The fear generated by the prospect of such a loss can be completely cancel out any appeal of mutual benefit. Therefore, to be successful a work-simplification program must have identified with it specific management policies and practices which will assure the individual that the can gain and will not personally lose as the result of implementation of the proposals.

A suggestion system can provide recognition and financial rewards, but an additional guarantee by management indicating that participants will not suffer personal loss through downgrading or layoff is essential.

An agreement to achieve force reductions via attrition or transfer of displaced individuals to other expanding activities is often a mutually acceptable approach. With careful planning, this method is usually adequate to absorb force reductions made possible by work-simplification
proposals. Reductions via layoffs can eliminate any possibility of a successful program.

After all, the cooperation of the individual just cannot be expected if he can see that this cooperation will result in direct losses to himself, his friends, or his associates.

ABILITY

Until the introduction of participating work-simplification programs, which provided both the receptive climate and the necessary training of the participants, the idea that the average employee could successfully conceive, develop and implement worthwhile methods improvements was only a hypothesis.

Management possessed little evidence and even less faith that such efforts were likely to be really productive of meaningful results. Today, however, the impressive results of many successful industrial work-simplification programs amply documents the validity of this
hypothesis.

It has been unquestionably proved that the latent ability to develop methods improvements exists in the majority of individuals and can be effectively utilized if proper motivation and training are provided.

It has been shown that with only minimal training in a few of the simple basic industrial engineering tools the average individual can develop an amazing ability to recognize opportunities for improvement and to implement workable solutions.

HUMAN CAPACITY TO CHANGE

The basic pattern of human nature has been fairly well established and demonstrated to be essentially unchangeable. Human behavior, however, can be modified and to a certain extent controlled.

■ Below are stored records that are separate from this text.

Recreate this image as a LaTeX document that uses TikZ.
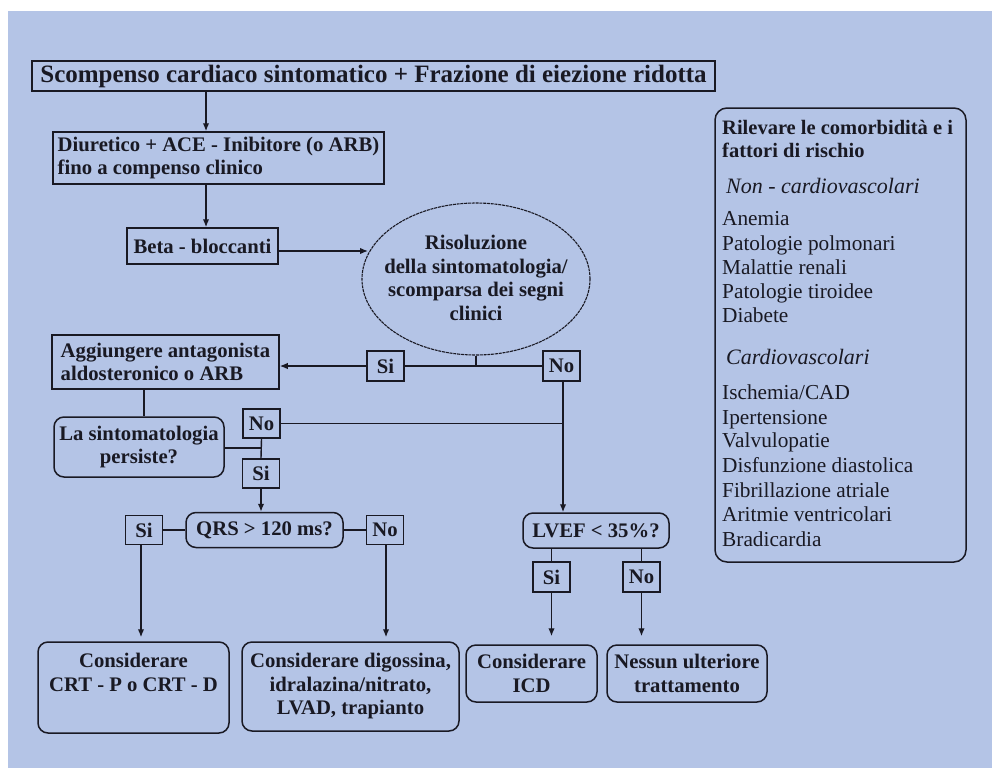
\documentclass[tikz,border=0pt]{standalone}
\usepackage{fontspec}
\setmainfont{Liberation Serif}
\usetikzlibrary{arrows.meta,calc,shapes.geometric}
\definecolor{bgblue}{RGB}{180,196,230}
\definecolor{ink}{RGB}{25,25,35}
\begin{document}
\begin{tikzpicture}[x=1pt,y=-1pt,
  every node/.style={inner sep=0pt, text=ink},
  fl/.style={font=\fontsize{20.7pt}{23.5pt}\selectfont\bfseries},
  bx/.style={fl, draw=ink, line width=1.5pt},
  rbx/.style={bx, rounded corners=10pt},
  yn/.style={bx, minimum width=37pt, minimum height=30pt},
  ln/.style={draw=ink, line width=1.4pt},
  arr/.style={ln, -{Latex[length=8pt,width=6.5pt]}},
  ptx/.style={anchor=west, font=\fontsize{21.3pt}{24pt}\selectfont, text height=14pt, text depth=4.5pt},
  pbx/.style={ptx, font=\fontsize{20.5pt}{24pt}\selectfont\bfseries},
  pix/.style={ptx, font=\fontsize{22pt}{24pt}\selectfont\itshape}
]
\useasboundingbox (0,0) rectangle (992,768);
\fill[white] (0,0) rectangle (992,768);
\fill[bgblue] (8,11) rectangle (992,768);

% guide coordinates for vertical connector lines
\coordinate (xa) at (206,0);
\coordinate (xb) at (144,0);
\coordinate (xc) at (563,0);
\coordinate (xd) at (141,0);
\coordinate (xe) at (386,0);
\coordinate (yl) at (0,448);

% flow nodes
\node[bx, font=\fontsize{25pt}{30pt}\selectfont\bfseries, minimum width=683pt, minimum height=30pt] (title) at (373.5,76) {Scompenso cardiaco sintomatico + Frazione di eiezione ridotta};
\node[bx, align=left, minimum width=331pt, minimum height=52pt] (diur) at (218.5,158) {Diuretico + ACE - Inibitore (o ARB)\\fino a compenso clinico};
\node[bx, minimum width=151pt, minimum height=36pt] (beta) at (202.5,246) {Beta - bloccanti};
\node[draw=ink, line width=1.1pt, dash pattern=on 3pt off 0.8pt, ellipse, minimum width=228pt, minimum height=152pt] (ell) at (476,279) {};
\node[fl, align=center] (ristxt) at (476,278) {Risoluzione\\della sintomatologia/\\scomparsa dei segni\\clinici};
\node[yn] (si1) at (385.5,366) {Si};
\node[yn] (no1) at (561.5,366) {No};
\node[bx, align=left, minimum width=227pt, minimum height=54pt] (agg) at (165.5,362) {Aggiungere antagonista\\aldosteronico o ARB};
\node[rbx, align=center, minimum width=170pt, minimum height=60pt] (la) at (139,447) {La sintomatologia\\persiste?};
\node[yn, minimum height=29pt] (no2) at (261.5,423.5) {No};
\node[yn, minimum height=29pt] (si2) at (261,473.5) {Si};
\node[rbx, minimum width=157pt, minimum height=35pt] (qrs) at (264.5,530) {QRS > 120 ms?};
\node[yn, minimum height=29pt] (si3) at (144,530) {Si};
\node[yn, minimum height=29pt] (no3) at (385,530) {No};
\node[rbx, align=center, minimum width=191pt, minimum height=91pt] (crt) at (133.5,687.5) {Considerare\\CRT - P o CRT - D\\\strut};
\node[rbx, align=center, minimum width=217pt, minimum height=89pt] (dig) at (350.5,686.5) {Considerare digossina,\\idralazina/nitrato,\\LVAD, trapianto};
\node[rbx, minimum width=146pt, minimum height=35pt] (lvef) at (596,530.5) {LVEF < 35\%?};
\node[yn] (si4) at (551.5,577) {Si};
\node[yn] (no4) at (641.5,577) {No};
\node[rbx, align=center, minimum width=131pt, minimum height=57pt] (icd) at (531.5,673.5) {Considerare\\ICD};
\node[rbx, align=center, minimum width=160pt, minimum height=57pt] (nes) at (687,673.5) {Nessun ulteriore\\trattamento};

% connectors
\draw[arr] (title.south -| xa) -- (diur.north -| xa);
\draw[arr] (diur.south -| xa) -- (beta.north -| xa);
\coordinate (bx) at ($(ell.center)+(-108,-28)$);
\draw[arr] (beta.east |- bx) -- (bx);
\draw[ln] (ell.south) -- (ell.south |- si1.east);
\draw[ln] (si1.east) -- (no1.west);
\draw[arr] (si1.west) -- (si1.west -| agg.east);
\draw[ln] (agg.south -| xb) -- (la.north -| xb);
\draw[ln] (la.east |- yl) -- (no2.south |- yl);
\draw[ln] (no2.south) -- (si2.north);
\draw[ln] (no2.east) -- (no2.east -| xc);
\draw[arr] (no1.south -| xc) -- (lvef.north -| xc);
\draw[arr] (si2.south) -- (si2.south |- qrs.north);
\draw[ln] (si3.east) -- (qrs.west);
\draw[ln] (qrs.east) -- (no3.west);
\draw[arr, shorten >=4pt] (si3.south -| xd) -- (crt.north -| xd);
\draw[arr, shorten >=4pt] (no3.south -| xe) -- (dig.north -| xe);
\draw[ln] (lvef.south -| si4.north) -- (si4.north);
\draw[ln] (lvef.south -| no4.north) -- (no4.north);
\draw[arr, shorten >=8pt] (si4.south) -- (si4.south |- icd.north);
\draw[arr, shorten >=8pt] (no4.south) -- (no4.south |- nes.north);

% right panel
\node[draw=ink, line width=1.5pt, rounded corners=12pt, minimum width=251pt, minimum height=454pt] (panel) at (840.5,335) {};
\node[pbx] (p1) at (722,130) {Rilevare le comorbidità e i};
\node[pbx] (p2) at (722,153) {fattori di rischio};
\node[pix] (p3) at (726,189) {Non - cardiovascolari};
\node[ptx] (p4) at (722,221) {Anemia};
\node[ptx] (p5) at (722,246) {Patologie polmonari};
\node[ptx] (p6) at (722,270) {Malattie renali};
\node[ptx] (p7) at (722,294) {Patologie tiroidee};
\node[ptx] (p8) at (722,318) {Diabete};
\node[pix] (p9) at (726,360) {Cardiovascolari};
\node[ptx] (p10) at (722,395) {Ischemia/CAD};
\node[ptx] (p11) at (722,420) {Ipertensione};
\node[ptx] (p12) at (722,443) {Valvulopatie};
\node[ptx] (p13) at (722,468) {Disfunzione diastolica};
\node[ptx] (p14) at (722,493) {Fibrillazione atriale};
\node[ptx] (p15) at (722,517) {Aritmie ventricolari};
\node[ptx] (p16) at (722,542) {Bradicardia};
\end{tikzpicture}
\end{document}
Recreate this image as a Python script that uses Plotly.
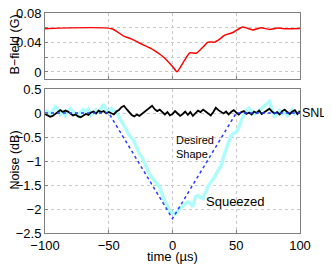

In fact, human behavior, is relatively predictable and can be measurably influenced by anyone with a thorough understanding of the basic mechanics of human nature plus a willingness to take the prerequisite actions.

In respect to influencing attitudes toward prospective methods-improvement installations, it is usually sufficient to learn to recognize and deal with two of the most basic traits of human nature:

A Resistance to change or to accept something new

B Resentment of criticism

The fundamental idea of searching for a better way to perform a task has the built-in assumption that, when it is found, the new way will be substituted for the old. Thus, improvement implies change.

From the point of view of the user of the old way, change tends to disrupt complacency and create a fear of possible unfavorable consequences. The firm feeling of 'All is well' is replaced with a queasy feeling that perhaps he, the current user, may also become obsolete and have to be retrained, perform a harder task, or perhaps even be replaced.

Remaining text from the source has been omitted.